■ SET EXERCISE: Return precisely the span of lines from the top of the material below to the line containing "import matplotlib.pyplot as plt", both included. Pictures are excluded.

■ COLLECTED MATERIAL:
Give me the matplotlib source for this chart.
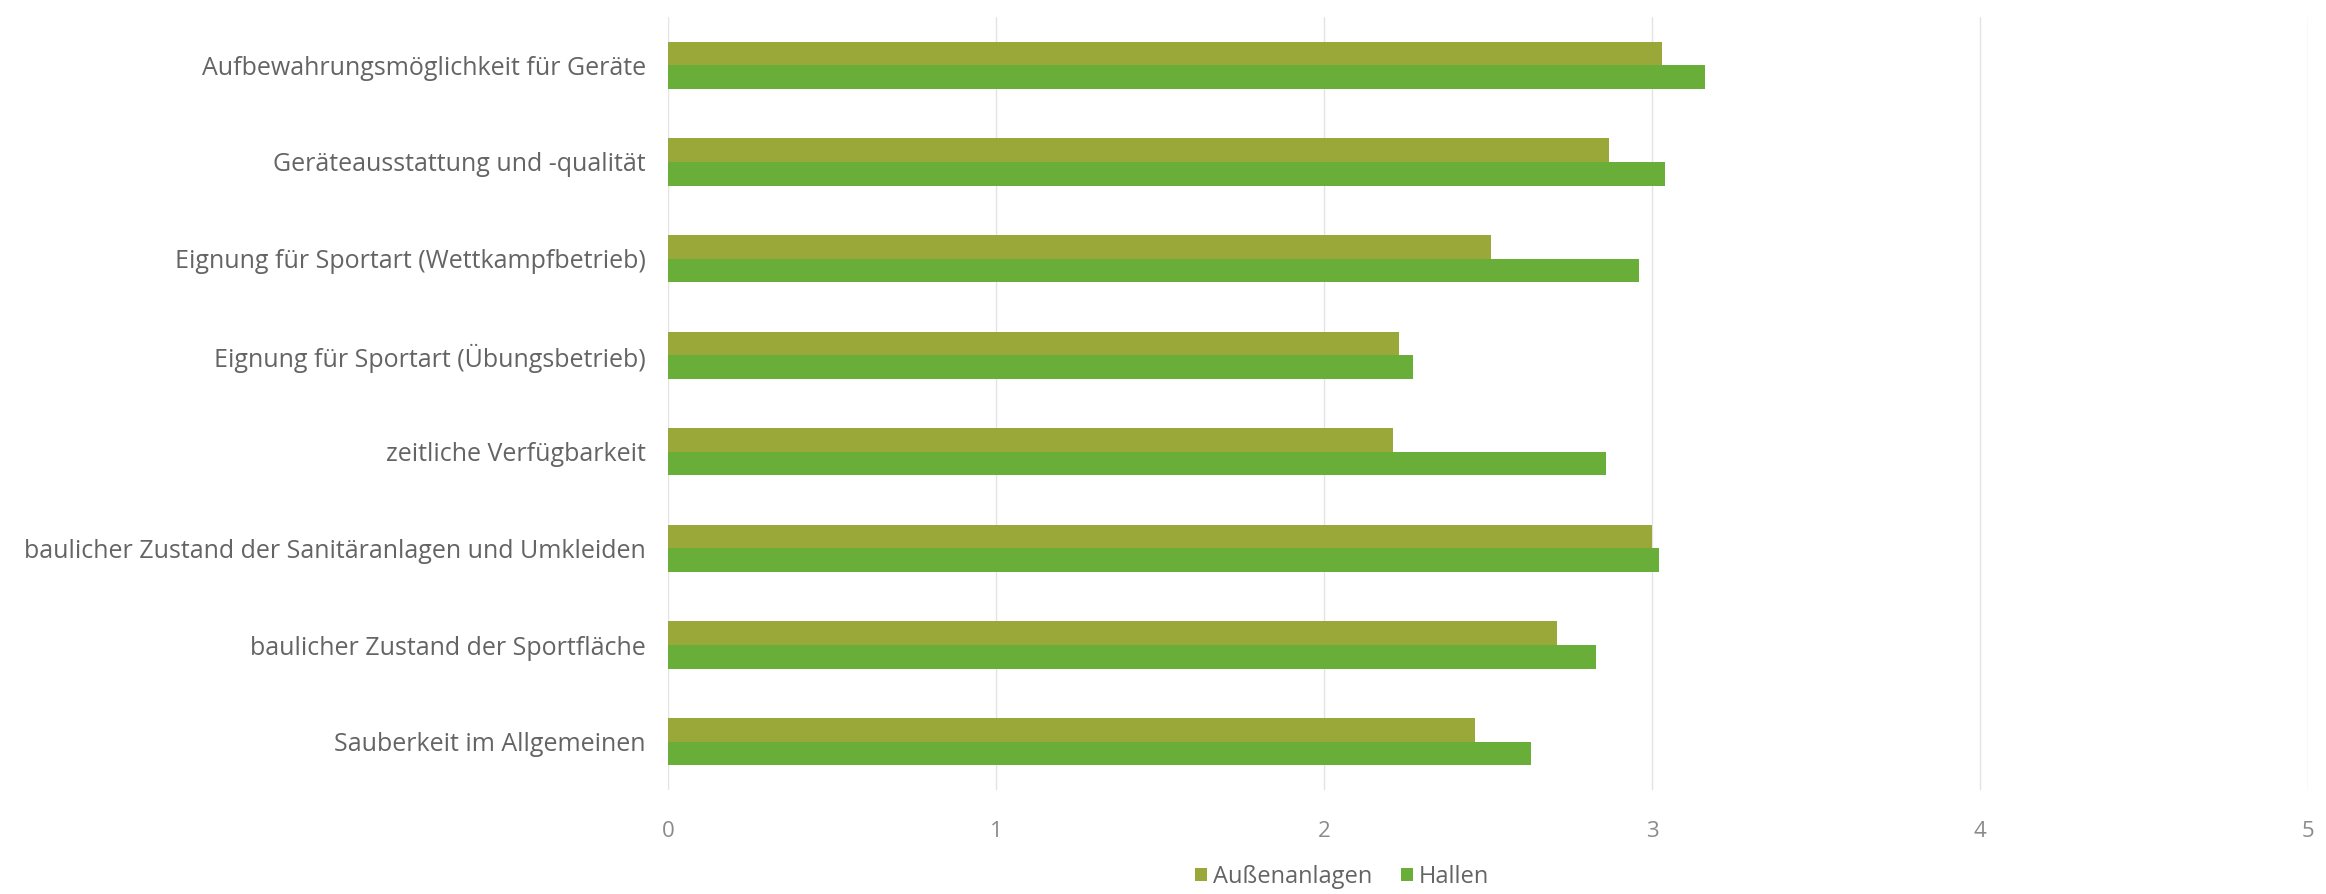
import numpy as np
import matplotlib
matplotlib.use("Agg")
import matplotlib.pyplot as plt

# categories from top to bottom as in the chart
categories = [
    "Aufbewahrungsmöglichkeit für Geräte",
    "Geräteausstattung und -qualität",
    "Eignung für Sportart (Wettkampfbetrieb)",
    "Eignung für Sportart (Übungsbetrieb)",
    "zeitliche Verfügbarkeit",
    "baulicher Zustand der Sanitäranlagen und Umkleiden",
    "baulicher Zustand der Sportfläche",
    "Sauberkeit im Allgemeinen",
]
aussen = [3.03, 2.87, 2.51, 2.23, 2.21, 3.00, 2.71, 2.46]
hallen = [3.16, 3.04, 2.96, 2.27, 2.86, 3.02, 2.83, 2.63]
x_ticks = [0, 1, 2, 3, 4, 5]

plt.rcParams['font.family'] = ['Open Sans', 'DejaVu Sans']

fig = plt.figure(figsize=(23.26, 8.94), dpi=100)
ax = fig.add_axes([0.2872, 0.1163, 0.7051, 0.8647])

y = np.arange(len(categories))
h = 0.245
ax.barh(y - h/2, aussen, height=h, color="#9aa83a", label="Außenanlagen", zorder=3)
ax.barh(y + h/2, hallen, height=h, color="#6aae3a", label="Hallen", zorder=3)

ax.set_ylim(len(categories) - 0.5, -0.5)
ax.set_xlim(0, 5)
ax.set_yticks(y)
ax.set_yticklabels(categories, fontsize=18, color="#646464")
ax.set_xticks(x_ticks)
ax.set_xticklabels([str(t) for t in x_ticks], fontsize=16, color="#8a8a8a")
ax.tick_params(axis='both', length=0)
ax.tick_params(axis='y', pad=16)
ax.tick_params(axis='x', pad=22)

for s in ax.spines.values():
    s.set_visible(False)
ax.grid(axis='x', color="#e4e4e4", linewidth=1.0, zorder=0)

fig.legend(loc='center', bbox_to_anchor=(0.577, 0.019), ncol=2, frameon=False,
           fontsize=17, labelcolor="#646464", handlelength=0.5, handleheight=0.5,
           handletextpad=0.25, columnspacing=1.2)

fig.savefig("out.png", dpi=100)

■ COMPLETE RESPONSE:
Give me the matplotlib source for this chart.
import numpy as np
import matplotlib
matplotlib.use("Agg")
import matplotlib.pyplot as plt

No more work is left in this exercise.